Principal Seeks To End Corporal Punishment In Wyoming Schools
Is getting paddled by the principal still a thing in schools across America? Many people through that practice came to an end a long time ago. But not so in every state.
A Sheridan County middle school principal is advocating to have corporal punishment outlawed in the state’s public schools. This comes after his doctoral dissertation’s research found that the practice is significantly harmful to students. Corporal punishment includes spanking and paddling as correctional behavior. (Wyoming Public Media).
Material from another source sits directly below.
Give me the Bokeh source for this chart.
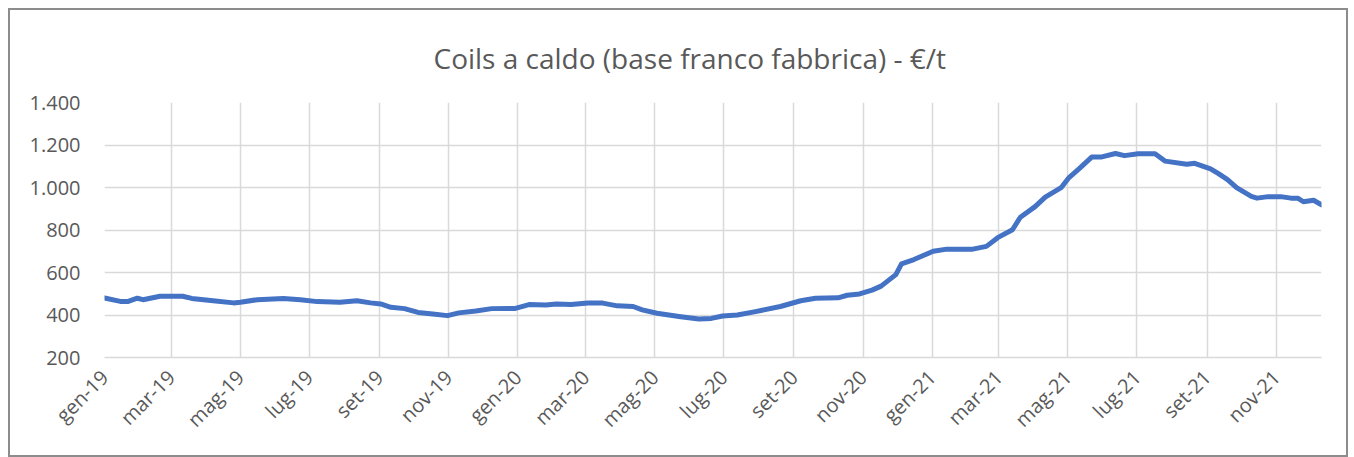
from datetime import datetime
from math import pi
from bokeh.plotting import figure
from bokeh.models import Range1d, FixedTicker, ColumnDataSource
from bokeh.embed import file_html
from bokeh.resources import INLINE

# ---- data ----
dates = [
    "2019-01-01", "2019-01-15", "2019-01-22", "2019-01-30", "2019-02-04", "2019-02-19",
    "2019-03-11", "2019-03-19", "2019-04-07", "2019-04-25", "2019-05-01", "2019-05-16",
    "2019-06-08", "2019-06-23", "2019-07-08", "2019-07-28", "2019-08-12", "2019-08-24",
    "2019-09-02", "2019-09-11", "2019-09-23", "2019-10-05", "2019-10-18", "2019-10-31",
    "2019-11-10", "2019-11-25", "2019-12-09", "2019-12-30", "2020-01-11", "2020-01-26",
    "2020-02-04", "2020-02-17", "2020-03-03", "2020-03-16", "2020-03-29", "2020-04-12",
    "2020-04-20", "2020-05-03", "2020-05-24", "2020-06-09", "2020-06-20", "2020-06-30",
    "2020-07-13", "2020-07-29", "2020-08-20", "2020-09-07", "2020-09-20", "2020-10-10",
    "2020-10-18", "2020-10-29", "2020-11-09", "2020-11-17", "2020-11-30", "2020-12-05",
    "2020-12-16", "2021-01-02", "2021-01-14", "2021-02-06", "2021-02-18", "2021-02-28",
    "2021-03-13", "2021-03-20", "2021-04-02", "2021-04-11", "2021-04-25", "2021-05-02",
    "2021-05-11", "2021-05-22", "2021-05-31", "2021-06-12", "2021-06-20", "2021-07-02",
    "2021-07-17", "2021-07-26", "2021-08-14", "2021-08-21", "2021-09-04", "2021-09-11",
    "2021-09-19", "2021-09-27", "2021-10-10", "2021-10-15", "2021-10-25", "2021-11-05",
    "2021-11-14", "2021-11-20", "2021-11-25", "2021-12-04", "2021-12-11",
]
prices = [
    480, 464, 464, 479, 472, 488,
    488, 478, 467, 457, 460, 472,
    478, 472, 463, 460, 467, 457,
    452, 436, 430, 412, 405, 397,
    410, 419, 430, 431, 449, 447,
    452, 449, 457, 456, 443, 440,
    424, 408, 392, 381, 384, 395,
    400, 416, 440, 467, 479, 481,
    493, 499, 517, 536, 590, 641,
    661, 700, 710, 710, 723, 764,
    801, 860, 910, 955, 999, 1047,
    1089, 1143, 1144, 1160, 1150, 1159,
    1159, 1124, 1109, 1114, 1088, 1065,
    1037, 999, 958, 950, 957, 957,
    950, 950, 933, 940, 918,
]
tick_dates = ["2019-01-01", "2019-03-01", "2019-05-01", "2019-07-01", "2019-09-01", "2019-11-01",
              "2020-01-01", "2020-03-01", "2020-05-01", "2020-07-01", "2020-09-01", "2020-11-01",
              "2021-01-01", "2021-03-01", "2021-05-01", "2021-07-01", "2021-09-01", "2021-11-01"]
tick_labels = ["gen-19", "mar-19", "mag-19", "lug-19", "set-19", "nov-19",
               "gen-20", "mar-20", "mag-20", "lug-20", "set-20", "nov-20",
               "gen-21", "mar-21", "mag-21", "lug-21", "set-21", "nov-21"]
y_ticks = [200, 400, 600, 800, 1000, 1200, 1400]
y_tick_labels = ["200", "400", "600", "800", "1.000", "1.200", "1.400"]
title_text = "Coils a caldo (base franco fabbrica) - €/t"

# ---- build ----
EPOCH = datetime(1970, 1, 1)
def ms(s):
    return (datetime.strptime(s, "%Y-%m-%d") - EPOCH).total_seconds() * 1000.0

xs = [datetime.strptime(d, "%Y-%m-%d") for d in dates]
src = ColumnDataSource(dict(x=xs, y=prices))

FONT = "Open Sans"
TXT = "#595959"
GRID = "#d9d9d9"

p = figure(width=1340, height=449, x_axis_type="datetime",
           output_backend="svg", toolbar_location=None,
           x_range=Range1d(ms(dates[0]), ms(dates[-1])),
           y_range=Range1d(200, 1400),
           min_border_left=94, min_border_right=29,
           min_border_top=92, min_border_bottom=102)
p.styles = {"border": "2px solid #8c8c8c", "box-sizing": "border-box",
            "margin-left": "8px", "margin-top": "8px"}
p.outline_line_color = None

p.title.text = title_text
p.title.align = "left"
p.title.offset = 329
p.title.text_font = FONT
p.title.text_font_size = "28px"
p.title.text_font_style = "normal"
p.title.text_color = TXT
p.title.standoff = 52

p.line("x", "y", source=src, line_color="#4472C4", line_width=5,
       line_join="round", line_cap="round")

xt = [ms(d) for d in tick_dates]
p.xaxis.ticker = FixedTicker(ticks=xt)
p.xaxis.major_label_overrides = {t: l for t, l in zip(xt, tick_labels)}
p.xaxis.major_label_orientation = pi / 4
p.yaxis.ticker = FixedTicker(ticks=y_ticks)
p.yaxis.major_label_overrides = {t: l for t, l in zip(y_ticks, y_tick_labels)}

for ax in (p.xaxis, p.yaxis):
    ax.major_tick_line_color = None
    ax.minor_tick_line_color = None
    ax.major_label_text_font = FONT
    ax.major_label_text_font_size = "20px"
    ax.major_label_text_color = TXT
p.yaxis.axis_line_color = None
p.xaxis.axis_line_color = GRID
p.xaxis.axis_line_width = 1.5
p.yaxis.major_label_standoff = 18
p.xaxis.major_label_standoff = 10

p.xgrid.ticker = FixedTicker(ticks=xt)
p.ygrid.ticker = FixedTicker(ticks=y_ticks)
for g in (p.xgrid, p.ygrid):
    g.grid_line_color = GRID
    g.grid_line_width = 1.5

open("out.html", "w").write(file_html(p, INLINE))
“I stumbled across corporal punishment as I was preparing for [a U.S. history] lesson,” said Jeff Jones, principal of Tongue River Middle School in Ranchester. “At that time, I'd been in education [for] 25 years, and was still shocked to realize that 19 states still protected it legally in their public schools.”
His advocacy efforts aren't new. He's been researching the effects of corporal punishment for about 5 years
He's read the policies of all 48 districts in the state. 20 don't list corporal punishment at all in their board policies. Several say that it is not an allowable method of discipline in their districts.
But several Wyoming school districts still mention it as an option, though if they actually use it or not is not known. So he contacted those districts.
“The vast majority of them, their response to me was, ‘We had no idea it was still in policy,’” he said. “So, to my knowledge, as of today, there's only two school districts in Wyoming that still have it in their policy.” (Wyoming Public Media).
So some schools in Wyoming still have the policy but do not use it. Some did not even know it was still allowed in their school.
Wyoming state legislators have looked at the issue but no bill was ever passed.
Most schools across the nation that still allow the practice only do it if the parents have given permission. Many parents do not, so the school principal looks for alternative forms of punishment for teaching a lesson.
“I feel like it is such an apathetic thing. I think there's so many people that just don't even…it's not even on their radar, because they don't see it. It's not a part of their world. And thankfully, I'm glad of that. But there's a really good reason why it shouldn't be legally protected, either.” (Wyoming Public Media).